A class-based socialist left emphasises the need to fight for an alternative of democratic, socialist governments rooted in cross-community struggles of working people, aiming to mobilise the region’s vast resources through public ownership and democratic planning to ensure equal welfare for all, end all forms of discrimination, and guarantee full rights to all nations, within a framework of regional cooperation, including forming a socialist confederation on a voluntary and equal basis.

During the military confrontation between Israel and Iran, tens of thousands demonstrated in cities across the world against the war of annihilation in Gaza and the military aggression of Washington and Israeli capitalism. Simultaneously, in the US, millions participated in the largest wave of protest yet against the Trump administration, under the banner “No Kings”. Building the international solidarity protests, alongside actions by organised labour to halt arms shipments — such as the intervention by port workers in Marseille — and sanctions against Israeli capital and against governments and corporations de facto supporting the military campaign, are part of the direction required.

Locally, as a class-based socialist left organisation, we support immediate demands for improved protection and shelters across communities, but as part of the struggle to end the war — we have opposed and participated in the building of the struggle against the war of Netanyahu’s government of death from day one, including advocating protests and strike actions to stop the war machine, as well as acts of refusal (whether declared or not) against military draft orders where relevant. 

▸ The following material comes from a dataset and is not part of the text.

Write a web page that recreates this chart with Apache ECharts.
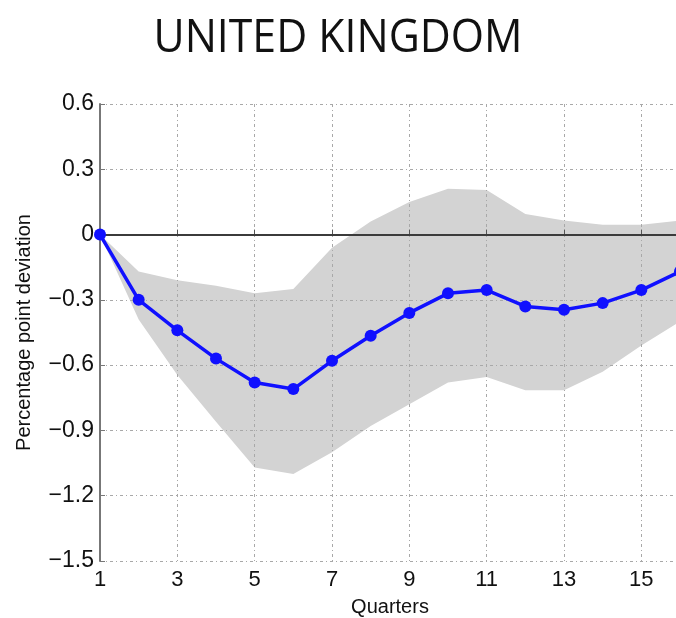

The ceasefire between Israel and Iran may also ease conditions for renewed development of protests among Palestinians, and in parallel also among sections of the Israeli public — some families of hostages and bereaved Israeli families have called for the ceasefire to be extended to Gaza. With military restrictions on civilian assemblies within the Green Line lifted, which were previously used to suppress small protest vigils, now demonstrations against Netanyahu’s government and to stop the war have begun to regroup, including in Umm al-Fahm. The struggle must be renewed with greater force: to stop the war of annihilation, to bring down Netanyahu’s government of death, and to build a political alternative to the parties of war, occupation, and rule of capital.